» EXERCISE OBJECTIVE:
Copy exactly the lines from the beginning of the data down to and including the line holding "0.0306, 0.0199, 0.0108]", without any pictures.
* Start *
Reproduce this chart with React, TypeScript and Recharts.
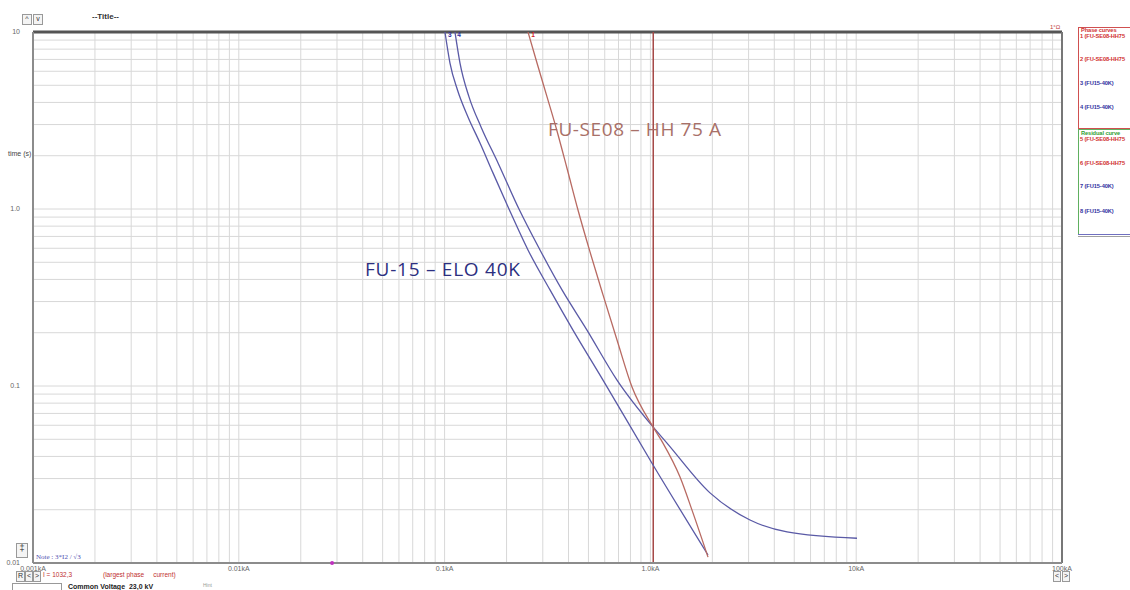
import React from 'react'
import { LineChart, Line, XAxis, YAxis, CartesianGrid, ReferenceLine, ReferenceDot } from 'recharts'

// FU-SE08 – HH 75 A (phase curve 1)
const hhCurrent = [0.2542, 0.2812, 0.3146, 0.3517, 0.3933, 0.4448, 0.5088, 0.5885, 0.6883, 0.8141, 1.03, 1.151, 1.393, 1.593, 1.905]
const hhTime = [10, 6.68, 4.3, 2.76, 1.7, 0.987, 0.572, 0.327, 0.182, 0.0987, 0.0587, 0.0476, 0.0306, 0.0199, 0.0108]

// FU15-40K minimum melt (phase curve 3)
const eloMinCurrent = [0.1004, 0.1062, 0.1155, 0.1299, 0.1486, 0.1718, 0.2055, 0.2542, 0.3252, 0.4206, 0.5885, 1.03, 1.905]
const eloMinTime = [10, 6.68, 4.7, 3.31, 2.36, 1.6, 1.0, 0.587, 0.349, 0.207, 0.108, 0.0358, 0.0111]

// FU15-40K total clearing (phase curve 4)
const eloMaxCurrent = [0.1123, 0.1188, 0.1314, 0.1503, 0.1818, 0.2298, 0.2908, 0.372, 0.4919, 0.6883, 1.03, 1.204, 1.948, 3.048, 4.611, 10.09]
const eloMaxTime = [10, 6.68, 4.3, 2.91, 1.82, 1.0, 0.587, 0.349, 0.207, 0.108, 0.0587, 0.0476, 0.0249, 0.0175, 0.015, 0.0138]

const largestPhaseCurrent = 1.0323
const markerCurrent = 0.0284

const xMajor = [0.001, 0.01, 0.1, 1, 10, 100]
const xLabels = ['0.001kA', '0.01kA', '0.1kA', '1.0kA', '10kA', '100kA']
const yMajor = [0.01, 0.1, 1, 10]
const yLabels = ['0.01', '0.1', '1.0', '10']
const steps = [1, 2, 3, 4, 5, 6, 7, 8, 9]

const withMinor = (majors: number[]) => {
  const out: number[] = []
  majors.slice(0, -1).forEach((m) => steps.forEach((s) => out.push(m * s)))
  out.push(majors[majors.length - 1])
  return out
}
const xTicks = withMinor(xMajor)
const yTicks = withMinor(yMajor)

const zip = (xs: number[], ys: number[]) => xs.map((i, k) => ({ i, t: ys[k] }))
const hhData = zip(hhCurrent, hhTime)
const eloMinData = zip(eloMinCurrent, eloMinTime)
const eloMaxData = zip(eloMaxCurrent, eloMaxTime)

const labelFor = (v: number, majors: number[], labels: string[]) => {
  const k = majors.findIndex((m) => Math.abs(Math.log10(m) - Math.log10(v)) < 1e-6)
  return k >= 0 ? labels[k] : ''
}

const XTick = ({ x, y, payload }: any) => (
  <text x={x} y={y + 8} textAnchor="middle" fontSize={7} fill="#666" fontFamily="Liberation Sans, Arial">
    {labelFor(payload.value, xMajor, xLabels)}
  </text>
)

const YTick = ({ x, y, payload }: any) => (
  <text x={x - 13} y={y + 2} textAnchor="end" fontSize={7} fill="#666" fontFamily="Liberation Sans, Arial">
    {labelFor(payload.value, yMajor, yLabels)}
  </text>
)

const TopTag = (color: string, txt: string) => (props: any) => (
  <text x={props.cx} y={props.cy + 2} textAnchor="middle" fontSize={6.5} fontWeight="bold" fill={color} fontFamily="Liberation Sans, Arial">
    {txt}
  </text>
)

const ui = { position: 'absolute' as const, fontFamily: 'Liberation Sans, Arial', whiteSpace: 'nowrap' as const, lineHeight: 1 }
const btn = { ...ui, border: '1px solid #999', background: '#f4f4f4', fontSize: 7, textAlign: 'center' as const, color: '#333' }
const legendText = { ...ui, fontSize: 5.7, fontWeight: 'bold' as const, letterSpacing: -0.1 }

export default function App() {
  return (
    <div style={{ position: 'absolute', left: 0, top: 0, width: 1130, height: 590, overflow: 'hidden', background: '#fff' }}>
      <LineChart width={1130} height={590} margin={{ top: 32, right: 68, bottom: 0, left: 0 }}>
        <CartesianGrid stroke="#d8d8d8" strokeWidth={1} />
        <XAxis
          dataKey="i"
          type="number"
          scale="log"
          domain={[0.001, 100]}
          ticks={xTicks}
          interval={0}
          allowDataOverflow
          height={27}
          tickSize={0}
          tickMargin={0}
          tick={<XTick />}
          axisLine={{ stroke: '#8c8c8c', strokeWidth: 2 }}
        />
        <YAxis
          dataKey="t"
          type="number"
          scale="log"
          domain={[0.01, 10]}
          ticks={yTicks}
          interval={0}
          allowDataOverflow
          width={33}
          tickSize={0}
          tickMargin={0}
          tick={<YTick />}
          axisLine={{ stroke: '#8c8c8c', strokeWidth: 2 }}
        />
        <ReferenceLine y={10} stroke="#555" strokeWidth={3} />
        <ReferenceLine x={100} stroke="#777" strokeWidth={2} />
        <ReferenceLine x={largestPhaseCurrent} stroke="#a54846" strokeWidth={1.5} />
        <Line data={eloMinData} dataKey="t" type="monotone" stroke="#5a5aa6" strokeWidth={1.3} dot={false} isAnimationActive={false} />
        <Line data={eloMaxData} dataKey="t" type="monotone" stroke="#5a5aa6" strokeWidth={1.3} dot={false} isAnimationActive={false} />
        <Line data={hhData} dataKey="t" type="monotone" stroke="#b86a62" strokeWidth={1.3} dot={false} isAnimationActive={false} />
        <ReferenceDot x={0.106} y={9.6} r={2} shape={TopTag('#3030a0', '3')} />
        <ReferenceDot x={0.1175} y={9.6} r={2} shape={TopTag('#3030a0', '4')} />
        <ReferenceDot x={0.269} y={9.6} r={2} shape={TopTag('#d02020', '1')} />
        <ReferenceDot x={markerCurrent} y={0.01} r={2} fill="#c030c0" stroke="none" />
      </LineChart>

      <div style={{ ...ui, left: 548, top: 120, fontSize: 19, letterSpacing: 0.6, fontFamily: 'Open Sans', color: '#a87068' }}>FU-SE08 – HH 75 A</div>
      <div style={{ ...ui, left: 365, top: 260, fontSize: 19, letterSpacing: 0.75, fontFamily: 'Open Sans', color: '#2c2f80' }}>FU-15 – ELO 40K</div>

      <div style={{ ...btn, left: 22, top: 14, width: 8, height: 9 }}>^</div>
      <div style={{ ...btn, left: 33, top: 14, width: 8, height: 9 }}>v</div>
      <div style={{ ...ui, left: 92, top: 13, fontSize: 8, fontWeight: 'bold', color: '#333' }}>--Title--</div>
      <div style={{ ...ui, left: 8, top: 150, fontSize: 7, color: '#444' }}>time (s)</div>
      <div style={{ ...ui, left: 1050, top: 24, fontSize: 6, color: '#c04040' }}>1°Ω</div>

      <div style={{ ...btn, left: 16, top: 543, width: 10, height: 13, fontSize: 9 }}>‡</div>
      <div style={{ ...ui, left: 36, top: 554, fontSize: 7, fontFamily: 'Liberation Serif', color: '#5050b0' }}>Note : 3*I2 / √3</div>
      <div style={{ ...btn, left: 16, top: 571, width: 7, height: 9 }}>R</div>
      <div style={{ ...btn, left: 25, top: 571, width: 6, height: 9 }}>&lt;</div>
      <div style={{ ...btn, left: 33, top: 571, width: 6, height: 9 }}>&gt;</div>
      <div style={{ ...ui, left: 43, top: 572, fontSize: 6.5, color: '#c03030' }}>I = 1032,3</div>
      <div style={{ ...ui, left: 103, top: 572, fontSize: 6.5, color: '#c03030' }}>(largest phase&nbsp;&nbsp;&nbsp;&nbsp;&nbsp;current)</div>
      <div style={{ ...ui, left: 12, top: 583, width: 48, height: 10, border: '1px solid #999' }} />
      <div style={{ ...ui, left: 68, top: 583, fontSize: 7, fontWeight: 'bold', color: '#222' }}>Common Voltage&nbsp;&nbsp;23,0 kV</div>
      <div style={{ ...ui, left: 203, top: 583, fontSize: 5, color: '#999' }}>Hint</div>
      <div style={{ ...btn, left: 1053, top: 571, width: 6, height: 9 }}>&lt;</div>
      <div style={{ ...btn, left: 1062, top: 571, width: 6, height: 9 }}>&gt;</div>

      <div style={{ ...ui, left: 1078, top: 27, width: 70, height: 100, border: '1px solid #d05050' }} />
      <div style={{ ...ui, left: 1078, top: 129, width: 70, height: 104, border: '1px solid #60b060' }} />
      <div style={{ ...ui, left: 1078, top: 234, width: 70, height: 1, borderTop: '1px solid #7070c0', borderBottom: '1px solid #a0a0a0' }} />
      <div style={{ ...legendText, left: 1081, top: 28, color: '#d03030' }}>Phase curves</div>
      <div style={{ ...legendText, left: 1080, top: 34, color: '#d03030' }}>1 (FU-SE08-HH75</div>
      <div style={{ ...legendText, left: 1080, top: 57, color: '#d03030' }}>2 (FU-SE08-HH75</div>
      <div style={{ ...legendText, left: 1080, top: 81, color: '#3030a0' }}>3 (FU15-40K)</div>
      <div style={{ ...legendText, left: 1080, top: 105, color: '#3030a0' }}>4 (FU15-40K)</div>
      <div style={{ ...legendText, left: 1081, top: 131, color: '#30a030' }}>Residual curve</div>
      <div style={{ ...legendText, left: 1080, top: 137, color: '#d03030' }}>5 (FU-SE08-HH75</div>
      <div style={{ ...legendText, left: 1080, top: 161, color: '#d03030' }}>6 (FU-SE08-HH75</div>
      <div style={{ ...legendText, left: 1080, top: 184, color: '#3030a0' }}>7 (FU15-40K)</div>
      <div style={{ ...legendText, left: 1080, top: 209, color: '#3030a0' }}>8 (FU15-40K)</div>
    </div>
  )
}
* End *
» THE RESULT:
Reproduce this chart with React, TypeScript and Recharts.
import React from 'react'
import { LineChart, Line, XAxis, YAxis, CartesianGrid, ReferenceLine, ReferenceDot } from 'recharts'

// FU-SE08 – HH 75 A (phase curve 1)
const hhCurrent = [0.2542, 0.2812, 0.3146, 0.3517, 0.3933, 0.4448, 0.5088, 0.5885, 0.6883, 0.8141, 1.03, 1.151, 1.393, 1.593, 1.905]
const hhTime = [10, 6.68, 4.3, 2.76, 1.7, 0.987, 0.572, 0.327, 0.182, 0.0987, 0.0587, 0.0476, 0.0306, 0.0199, 0.0108]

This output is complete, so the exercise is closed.